Driving the rural Midwest can be a distressing, depressing experience. The countryside is as beautiful as ever -- not just the rolling hills and forests that look like a Grant Wood painting come to life, but even the flatter vistas across fields of corn and beans, so lush in summer and still majestic in winter, as evocative as the ocean, primed to spring into life almost any day now. The white farmhouses, red barns and blue silos seems to paint the spectrum of America.
But look closer. Too many of the farmhouses are derelict, their families gone, their land consolidated into the farm next door. Too many farm towns are derelict, too, their main streets reduced to a bar or two, their schools closed, their groceries replaced by a Casey's out on the highway, their residents often people who are there only because they are cheap places to live.
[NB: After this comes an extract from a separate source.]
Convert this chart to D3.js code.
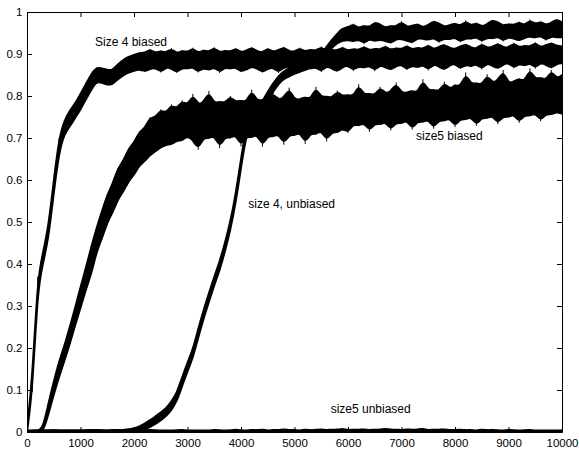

Even more substantial towns are dog-eared affairs. Their population has been shrinking for decades. The high school graduates smart kids who leave and don't come back. On the edge of town stands a half-empty industrial park, the symbol of an earlier grab for prosperity that didn't quite work out.
Many of these towns look like they've surrendered to an economy, now global, that has no place for them. Some truly have surrendered and may have no future. But others realize that the world has changed and they must change with it.
To these defiant places, Mark Drabenstott has something to say. Drabenstott may be the leading thinker on rural issues in the Midwest. For years he was director of the Center for the Study of Rural America at the Federal Reserve Bank in Kansas City. More recently, he has been working with the Rural Policy Research Institute (RUPRI) and the Paris-based Organization for Economic Cooperation and Development (OECD). He's studied and consulted around the globe and looked hard at his own Midwest.
The result is a major report called "Past Silos and Smokestacks: Transforming the Rural Economy in the Midwest," which The Chicago Council on Global Affairs has just issued. It's the Council's latest Heartland Paper, a series intended to analyze the Midwest's biggest challenges and draw a roadmap to solutions.
Quite a lot has been written on the rural Midwest in recent years. It's hard to imagine that there will be anything better.
Drabenstott's title, "Beyond Silos and Smokestacks," is meant literally. Farming is still here and isn't going away. But for all the talk about micro-farming and locavores, farms are going to keep getting bigger and farm populations smaller. The truth is, it's been years since most Midwesterners earned their living on farms. Factory jobs, often tied to autos and farm equipment, have long supported the Midwest, perhaps more so than any other part of the country. Those jobs also have been dwindling for years, and they're the ones that are being most vigorously outsourced now.
So neither silos nor smokestacks can support us anymore. So what now? That's Drabenstott's theme.
He says individual towns and counties aren't big enough to chart their own futures in this new global age. Instead they must get together, act regionally, become big enough to leverage resources and assets: the optimal region, he suggests, is 15 to 30 counties, maybe even more in sparsely-populated areas. This, he says, is "critical mass."
Then, he says, the regions have to count their blessings -- think hard about what they know and what they're good at, so they know what cards they have to play. Each region varies. So what's your strong suit? Tourism? Health care? A still strong cluster of industries? He calls this "distinct potential."
Third, stress innovation and entrepreneurialism. Most Midwesterns towns and counties put all their efforts into smokestack-chasing -- trying to bribe companies to move their operations to town. This is a fool's game, he says. Work instead with schools, community colleges and businesses to incubate local ideas, in the hope that they will hatch into locally-owned businesses that, unlike the imports, are likely to stay around for a while.
Drabenstott urges new state and federal policies to make this happen. But I get the feeling that he's not counting on state and federal governments for much help. Instead, his stress is on local people getting together in local regions, to create their own futures.
This is the lesson he has learned in work from Europe to China. And it's the lesson he's putting to use in regions here in the Midwest. He's been working with the Southern Minnesota Regional Competitiveness Project, spanning 38 counties, and with Riverlands, a newer regional development project embracing 14 counties in northwestern Illinois, eastern Iowa and southwestern Wisconsin. Working across Midwestern state lines is tough, as anyone knows who's tried to do it, and this project, even more than the one in southern Minnesota, could point to the Midwest's future, if Drabenstott and his colleagues can pull it off.
The Council is proud to put Mark Drabenstott's ideas before a larger audience. Much of what he says ties in with some of our other recent themes, especially our recent Policy Brief by Frank Samuel seeking new ways to inject venture captial into innovative startup businesses.
Both Drabenstott and Samuel want the Midwest to recover the knack of innovation that powered our economy for a century. Both want us to stop looking to the outside world and start inventing our own future. both think we're smart and hard-working, but we aren't turning this brainpower and diligence into a 21st century-economy.